Waiting for the Curtain
I had the announcement for Swallowing the World all ready to go, but decided to wait for the new moon to launch it. It was just a day and a half away, on a Tuesday. In agriculture (as in everything else) superstitions develop. An old one says for best results plant on the waxing moon. The book was already available on Amazon, but I hadn’t told anyone. Why not wait to “plant” awareness until after that new moon?
The unforeseen value of that decision was that suddenly nothing had to be done. A pause rolled in, an unplanned reflective retreat—two nights and the day between. I had nothing more to do and no one was asking any questions about it. I could knock around, tinker, and wonder.
The moment reminded me of one of my older poems. I could remember the feel, and a few lines, but I couldn’t remember the title: Deep breaths, relaxed and alert,/ the work approaching, the deluge--/or is it already complete? Are we finished--/simply waiting for the curtain,/ for what has been stored in potential/ to play out in release?
That’s the feeling I remembered. I’m tempted to call it “imminence” but it might more accurately be “immanence.”
The difference is a numinous quality, something mysterious, momentous, a glimpse of something vast and incomprehensible.
It’s a sense that everything is exactly as it should be but I don’t yet know what it is, what it’s for, or what it may demand of me.
I get this feeling a lot.
The day of waiting for the book to be announced led me to find the poem I was thinking of—and then to wonder why it wasn’t in the book. That led to one of those familiar creative dilemmas in which I questioned why other poems were in the book. Which led to the recognition that it’s all exactly as it should be. Let’s see what happens.

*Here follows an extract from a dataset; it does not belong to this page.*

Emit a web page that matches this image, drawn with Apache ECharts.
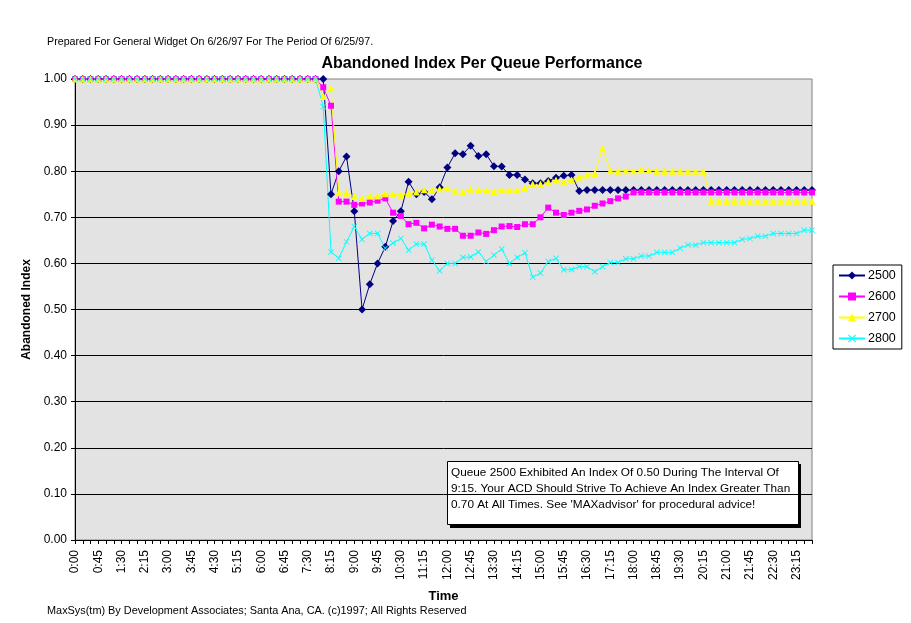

The unpublished poem is called “Way of Being.”
WAY OF BEING
The way thunder tumbles,
a train coming on a warm evening
carrying heavy rain:
with shelter near we languish, nuzzling
the luxury of all that fluid change--
at hand, but not on us yet.
Deep breaths, relaxed and alert,
the work approaching, the deluge--
or is it already complete? Are we finished--
simply waiting for the curtain,
for what has been stored in potential
to play out in release?
Anchor cut, the ship
its own power and that of the sea--
into the realm of wind shifts
and rogue waves; the barrier between
life and death more porous. Tears
beginning, live emotion, the thrill
of grief as reptile-brain recalls
all the ways of destruction
as near at hand as those of salvation.
And yet we stand—somewhere between--
in the moment we've always dreamed of:
focus of habit under wraps, fear finally
two levels down, wonder driving the bus.
No need to contribute
to retirement or fasten
seat-belts—this passage worth
far more than old age or another
string of red-veined sunsets repeating
over Tahiti's ocean—this once
we let ourselves be, and be, and be.